++++ STORED DATA ++++

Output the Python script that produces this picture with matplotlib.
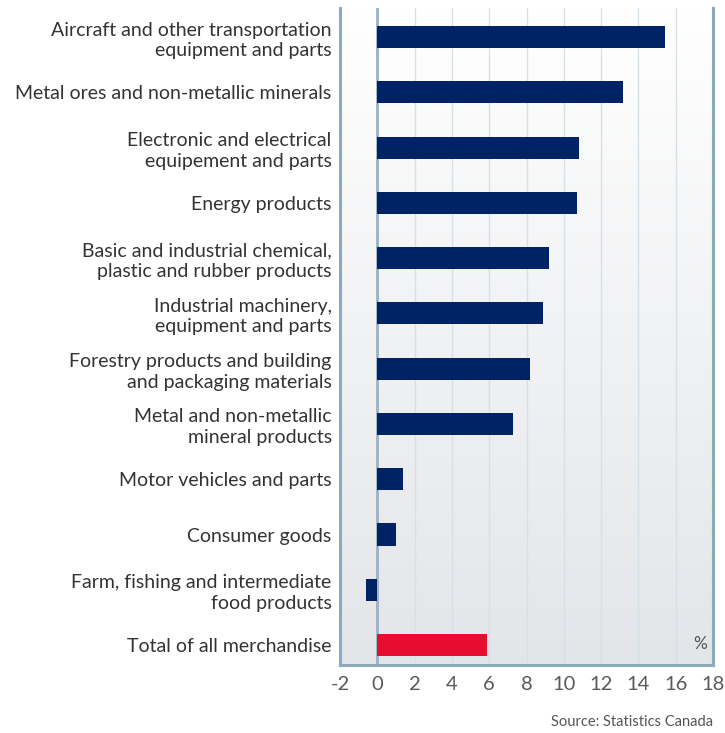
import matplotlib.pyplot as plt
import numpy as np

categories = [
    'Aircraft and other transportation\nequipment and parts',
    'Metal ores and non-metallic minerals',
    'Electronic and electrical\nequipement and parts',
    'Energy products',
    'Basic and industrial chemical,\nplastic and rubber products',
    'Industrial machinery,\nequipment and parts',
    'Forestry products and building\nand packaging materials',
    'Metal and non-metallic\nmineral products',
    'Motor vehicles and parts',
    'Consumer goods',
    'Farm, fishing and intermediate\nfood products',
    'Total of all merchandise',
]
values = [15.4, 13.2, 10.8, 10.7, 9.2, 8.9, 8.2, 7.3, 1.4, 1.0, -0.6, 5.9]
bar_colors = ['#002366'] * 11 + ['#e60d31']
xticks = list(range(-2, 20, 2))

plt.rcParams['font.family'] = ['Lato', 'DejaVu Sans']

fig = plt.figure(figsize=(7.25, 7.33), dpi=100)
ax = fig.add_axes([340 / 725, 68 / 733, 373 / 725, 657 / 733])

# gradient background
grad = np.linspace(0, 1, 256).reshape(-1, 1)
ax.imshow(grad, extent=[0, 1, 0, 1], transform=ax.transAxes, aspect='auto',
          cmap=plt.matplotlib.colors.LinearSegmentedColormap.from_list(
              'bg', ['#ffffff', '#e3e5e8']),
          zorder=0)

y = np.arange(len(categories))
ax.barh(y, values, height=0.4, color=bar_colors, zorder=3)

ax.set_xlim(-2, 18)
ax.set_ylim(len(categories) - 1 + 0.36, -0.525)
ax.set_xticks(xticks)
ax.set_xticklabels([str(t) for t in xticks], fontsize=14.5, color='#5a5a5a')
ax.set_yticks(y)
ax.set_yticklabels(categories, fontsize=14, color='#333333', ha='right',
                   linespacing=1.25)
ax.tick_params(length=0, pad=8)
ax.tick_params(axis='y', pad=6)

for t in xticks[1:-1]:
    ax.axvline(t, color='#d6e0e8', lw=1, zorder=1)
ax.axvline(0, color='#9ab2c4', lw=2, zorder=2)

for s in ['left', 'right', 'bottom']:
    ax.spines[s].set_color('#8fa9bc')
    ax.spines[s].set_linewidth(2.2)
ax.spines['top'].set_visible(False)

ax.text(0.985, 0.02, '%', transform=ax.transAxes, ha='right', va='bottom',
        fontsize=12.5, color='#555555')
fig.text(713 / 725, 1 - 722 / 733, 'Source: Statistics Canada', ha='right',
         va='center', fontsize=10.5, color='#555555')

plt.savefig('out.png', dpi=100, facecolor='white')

++++

## [JOB]
Repeat only what lies between the start of the data and the end of the line containing "import numpy as np", exactly, with pictures left out.

## [EXERCISE SOLUTION]
Output the Python script that produces this picture with matplotlib.
import matplotlib.pyplot as plt
import numpy as np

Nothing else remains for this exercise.